WHAT YOU NEED TO DO:
Quote word for word the lines below, beginning with the first and ending with the one that has "ax = fig.add_axes([0.0657, 0.1617, 0.9247, 0.8069])". Drop the pictures.

MATERIAL PROVIDED:
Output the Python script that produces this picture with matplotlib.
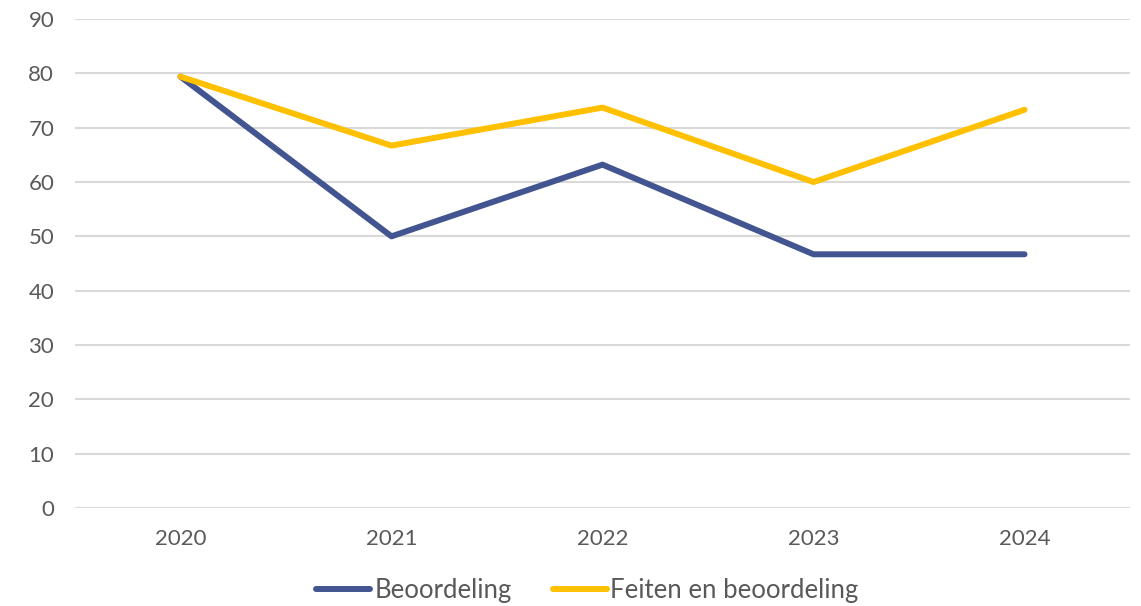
import matplotlib.pyplot as plt

years = ['2020', '2021', '2022', '2023', '2024']
beoordeling = [79.4, 50.0, 63.2, 46.7, 46.7]
feiten_en_beoordeling = [79.4, 66.7, 73.7, 60.0, 73.3]

plt.rcParams['font.family'] = ['Lato', 'DejaVu Sans']

fig = plt.figure(figsize=(11.41, 6.06), dpi=100)
ax = fig.add_axes([0.0657, 0.1617, 0.9247, 0.8069])

x = range(len(years))
ax.plot(x, beoordeling, color='#435591', lw=4.3, solid_capstyle='round',
        solid_joinstyle='round', label='Beoordeling', zorder=3)
ax.plot(x, feiten_en_beoordeling, color='#FFC000', lw=4.3, solid_capstyle='round',
        solid_joinstyle='round', label='Feiten en beoordeling', zorder=3)

ax.set_xlim(-0.5, len(years) - 0.5)
ax.set_ylim(0, 90)
ax.set_yticks(range(0, 91, 10))
ax.set_xticks(list(x))
ax.set_xticklabels(years)
ax.grid(axis='y', color='#D9D9D9', lw=1.5)
ax.set_axisbelow(True)
for s in ax.spines.values():
    s.set_visible(False)
ax.tick_params(length=0, labelsize=16, colors='#595959')
ax.tick_params(axis='y', pad=15)
ax.tick_params(axis='x', pad=15)

fig.legend(loc='center', bbox_to_anchor=(0.515, 0.025), ncol=2, frameon=False,
           fontsize=18.5, labelcolor='#595959', handlelength=2.1,
           handletextpad=0.15, columnspacing=1.6)

fig.savefig('out.png', dpi=100)
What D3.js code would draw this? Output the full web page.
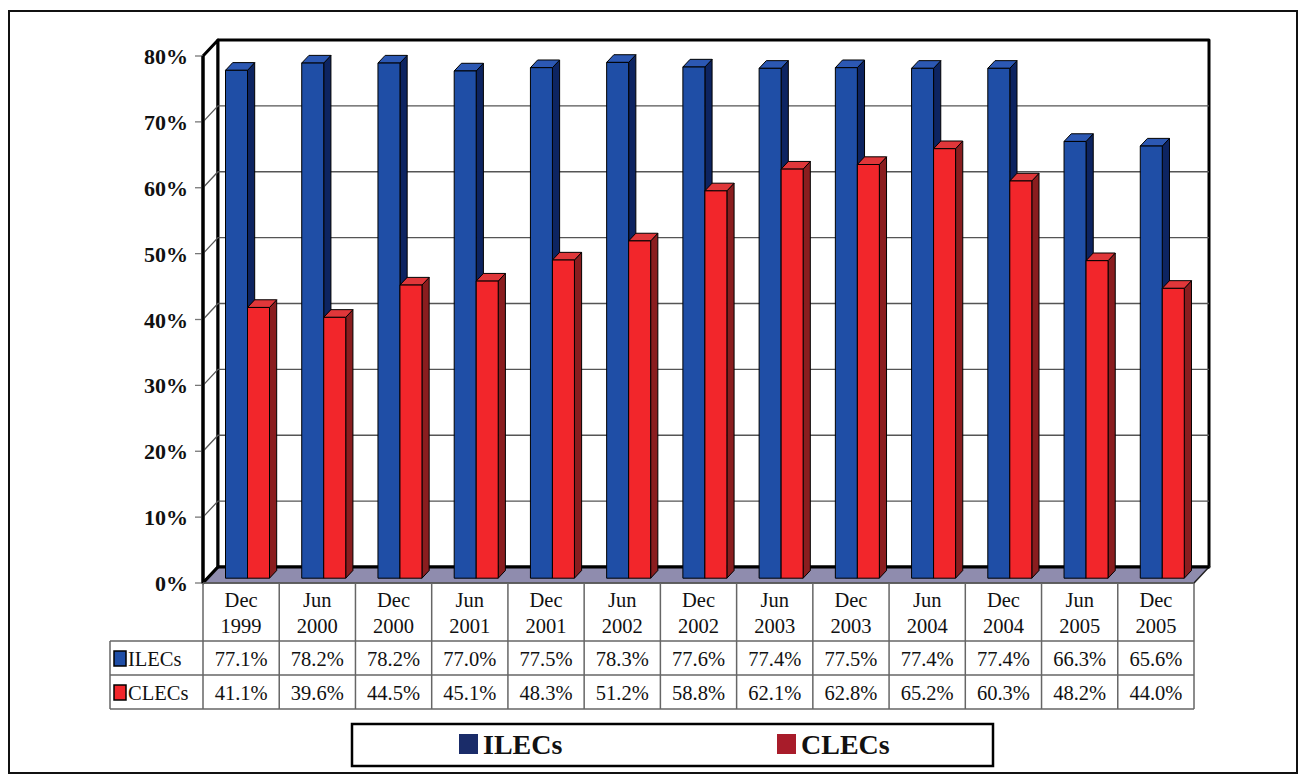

SOLVED PROBLEM:
Output the Python script that produces this picture with matplotlib.
import matplotlib.pyplot as plt

years = ['2020', '2021', '2022', '2023', '2024']
beoordeling = [79.4, 50.0, 63.2, 46.7, 46.7]
feiten_en_beoordeling = [79.4, 66.7, 73.7, 60.0, 73.3]

plt.rcParams['font.family'] = ['Lato', 'DejaVu Sans']

fig = plt.figure(figsize=(11.41, 6.06), dpi=100)
ax = fig.add_axes([0.0657, 0.1617, 0.9247, 0.8069])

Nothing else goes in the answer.